Pál Révész (1934) Member of the Academy, State Prize (1978)
He has obtained important results for local time, random walks and empirical processes in probability theory. Recently, he has also been interested in Wiener processes. Jointly with Miklós Csörgő, he wrote the fundamental book Strong Approximations in Probability and Statistics. After a period at the Institute between 1964 and 1985, he is now a professor emeritus at the Technical University of Vienna.

András Sárközy (1941) Corresponding member of the Academy, Academy Award (1992).
His main areas of interest are additive and combinatorial number theory. Probably his most famous result is that the difference set of a dense sequence of integers always contains a perfect square. A researcher at the Institute between 1971 and 1994, he is now a professor at Eötvös University.



Tamás Schmidt (1936; Deputy director, 1971–1990) Doctor of Science (1969),
His main area of research is lattice theory and universal algebra. His most celebrated result is a joint theorem with G. Grätzer stating that every algebraic lattice is isomorphic to the congruence lattice of an algebra. After a long stay at the Institute between 1958 and 1990, he is now a professor at the Technical University of Budapest.
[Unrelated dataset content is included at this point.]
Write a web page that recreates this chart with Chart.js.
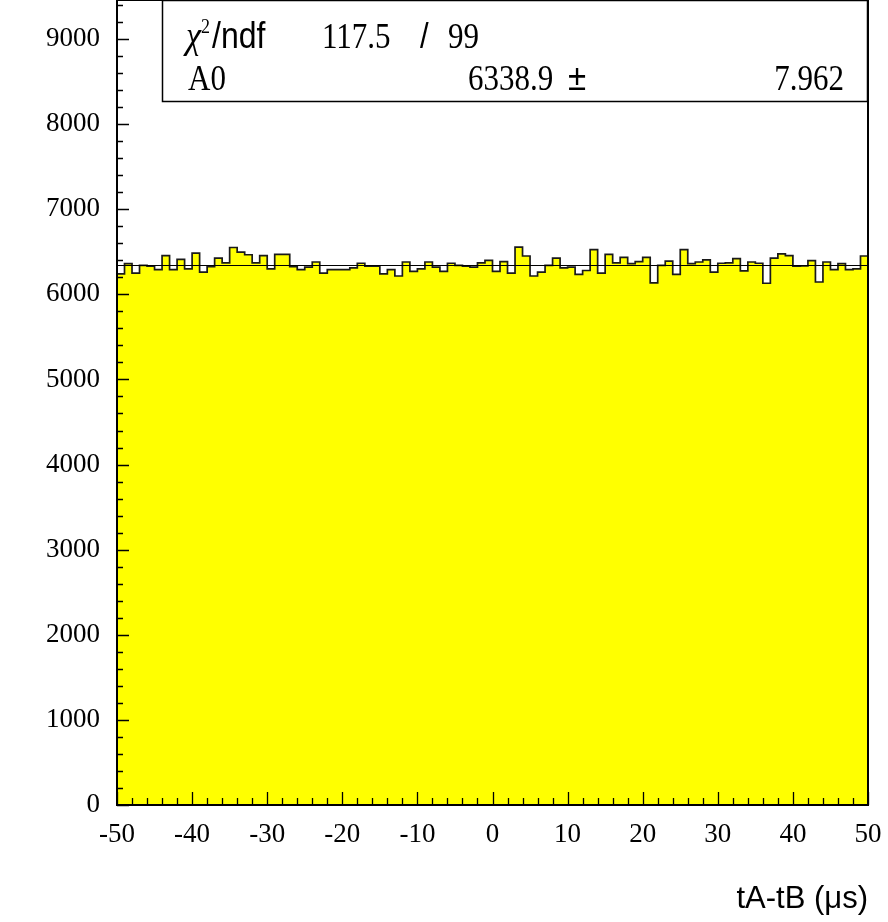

Bálint Tóth (1955) Doctor of Science (1999), Mathematical Award (1995), Academy Award (2003).
Invited speaker at the third European Congress of Mathematics, 2000. His main areas of research are probability theory and stochastic processes. His major results are limit theorems for random walks with long memory exhibiting anomalous diffusion and the construction of the socalled `true selfrepelling motion’, a stochastic process with striking analytic and phenomenological properties. After a period at the Institute between 1983 and 1998, he is now a professor at the Technical University of Budapest.